We are trying to evaluate the usage of HyperTransport links. To that purpose, we are using the following hardware counters: 0x0F6, 0x0F7 and 0x0F8 (our processors have three HT links). To obtain the usage, we divide the amount of data (mask 0x37) by the number of nop+data (mask 0x3f). We use perf to periodically gather the value of these counters on each processor (we also tried with an old kernel and perfmon).

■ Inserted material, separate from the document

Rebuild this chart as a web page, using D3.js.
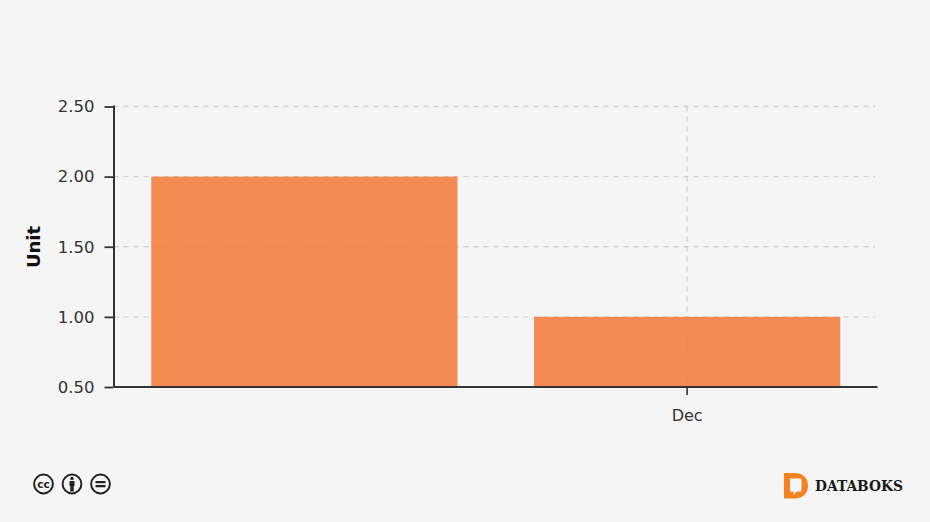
<!DOCTYPE html>
<html><head><meta charset="utf-8">
<script src="https://cdnjs.cloudflare.com/ajax/libs/d3/7.8.5/d3.min.js"></script>
<style>html,body{margin:0;padding:0;background:#f5f5f5}svg{display:block}</style></head>
<body><svg id="c" width="930" height="522"></svg>
<script>
const categories = ["", "Dec"];
const values = [2, 1];
const yTicks = [0.5, 1, 1.5, 2, 2.5];
const yTitle = "Unit";

const svg = d3.select("#c");
const font = "'DejaVu Sans', sans-serif";
const x0 = 113.5, x1 = 877.5, yB = 387, yT = 106.5;
const x = d3.scaleBand().domain(categories).range([113, 878.5]).paddingInner(0.2).paddingOuter(0.1);
const y = d3.scaleLinear().domain([0.5, 2.5]).range([yB, yT]);
const g = svg.append("g");

// grid
g.selectAll(".gy").data(yTicks.slice(1)).join("line")
  .attr("x1", x0).attr("x2", 875).attr("y1", d => y(d)).attr("y2", d => y(d))
  .attr("stroke", "#d2d2d2").attr("stroke-width", 1.3).attr("stroke-dasharray", "5 5");
g.append("line").attr("x1", Math.round(x("Dec") + x.bandwidth() / 2)).attr("x2", Math.round(x("Dec") + x.bandwidth() / 2))
  .attr("y1", yT).attr("y2", yB)
  .attr("stroke", "#d2d2d2").attr("stroke-width", 1.3).attr("stroke-dasharray", "5 5");

// bars
g.selectAll(".bar").data(values).join("rect")
  .attr("x", (d, i) => x(categories[i])).attr("width", x.bandwidth())
  .attr("y", d => y(d)).attr("height", d => yB - y(d))
  .attr("fill", "#f37c38").attr("fill-opacity", 0.87);

// axes
const ax = g.append("g").attr("transform", `translate(${x0},0)`)
  .call(d3.axisLeft(y).tickValues(yTicks).tickFormat(d3.format(".2f")).tickSize(9).tickPadding(10));
ax.select(".domain").attr("d", `M0.5,${yT - 1}V${yB}`).attr("stroke", "#333").attr("stroke-width", 2);
ax.selectAll(".tick line").attr("stroke", "#333").attr("stroke-width", 1.8);
ax.selectAll("text").attr("font-family", font).attr("font-size", 16.5).attr("fill", "#333");

const bx = g.append("g").attr("transform", `translate(0,${yB})`)
  .call(d3.axisBottom(x).tickValues(["Dec"]).tickSize(8).tickPadding(15));
bx.select(".domain").attr("d", `M${x0},0H${x1}`).attr("stroke", "#333").attr("stroke-width", 2);
bx.selectAll(".tick line").attr("stroke", "#333").attr("stroke-width", 1.6);
bx.selectAll("text").attr("font-family", font).attr("font-size", 16).attr("fill", "#333");

svg.append("text").attr("transform", "translate(40,247) rotate(-90)")
  .attr("text-anchor", "middle").attr("font-family", font).attr("font-size", 18)
  .attr("font-weight", "bold").attr("fill", "#111").text(yTitle);

// licence icons
const cc = svg.append("g").attr("fill", "none").attr("stroke", "#222");
[43.5, 72, 100.5].forEach(cx => cc.append("circle").attr("cx", cx).attr("cy", 484).attr("r", 9.4).attr("stroke-width", 2));
svg.append("text").attr("x", 43.5).attr("y", 487.5).attr("text-anchor", "middle")
  .attr("font-family", font).attr("font-weight", "bold").attr("font-size", 10.5).attr("fill", "#222").text("cc");
svg.append("circle").attr("cx", 72).attr("cy", 478.5).attr("r", 1.7).attr("fill", "#222");
svg.append("path").attr("d", "M69.5,481h5v5h-.8v5.5h-3.4v-5.5h-.8z").attr("fill", "#222");
svg.append("path").attr("d", "M95.5,481h10v2.2h-10zM95.5,485h10v2.2h-10z").attr("fill", "#222");

// brand
svg.append("path")
  .attr("d", "M784,473h11c8,0 13,5 13,12.5s-5,13 -13,13h-11z M790,478.5v13h3l.8,3l3,-3h3.2c1,0 1.5,-.5 1.5,-1.5v-10c0,-1 -.5,-1.5 -1.5,-1.5z")
  .attr("fill", "#f58220").attr("fill-rule", "evenodd");
svg.append("text").attr("x", 815).attr("y", 491).attr("font-family", "'DejaVu Serif', serif")
  .attr("font-weight", "bold").attr("font-size", 15).attr("textLength", 88).attr("lengthAdjust", "spacingAndGlyphs")
  .attr("fill", "#1a1a1a").text("DATABOKS");
</script></body></html>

We want to benchmark two architectures: one architecture composed of 4 AMD Opteron 8356 processors (Barcelona, 4 cores per processor) and one architecture composed of 4 AMD Opteron 8435 (Istanbul, 6 cores per processor). The processors are interconnected through HT Links (version 1.0 for the 16-core machine and 3.0 for the 24-core machine) and the interconnect topology is shown at the end of this message (P = Processor):
We ran a cpu burn benchmark (one thread per core which basically spins on a register) and we expected to see a very low link usage. On the 16-core architecture, we measured an average usage lower than 1%. However, on the 24-core architecture, we obtained very surprising measurements. Indeed, links of all processors are used at 50% (except the I/O links).
In other words, these hardware counters do not seem consistent.
Note that we tried with a microbenchmark performing memory accesses to different memory locations (in terms of memory nodes). The results are consistent on the 16-core architecture but are also weird on the 24-core architecture.
Has somebody already experienced such weird issues with this Istanbul architecture? Or did I misunderstand something?
Thanks in advance for your help,
I/0 -- | P0 |-----| P1 |
| / |
| / |
| / |
| P2 |---- | P3 | -- I/O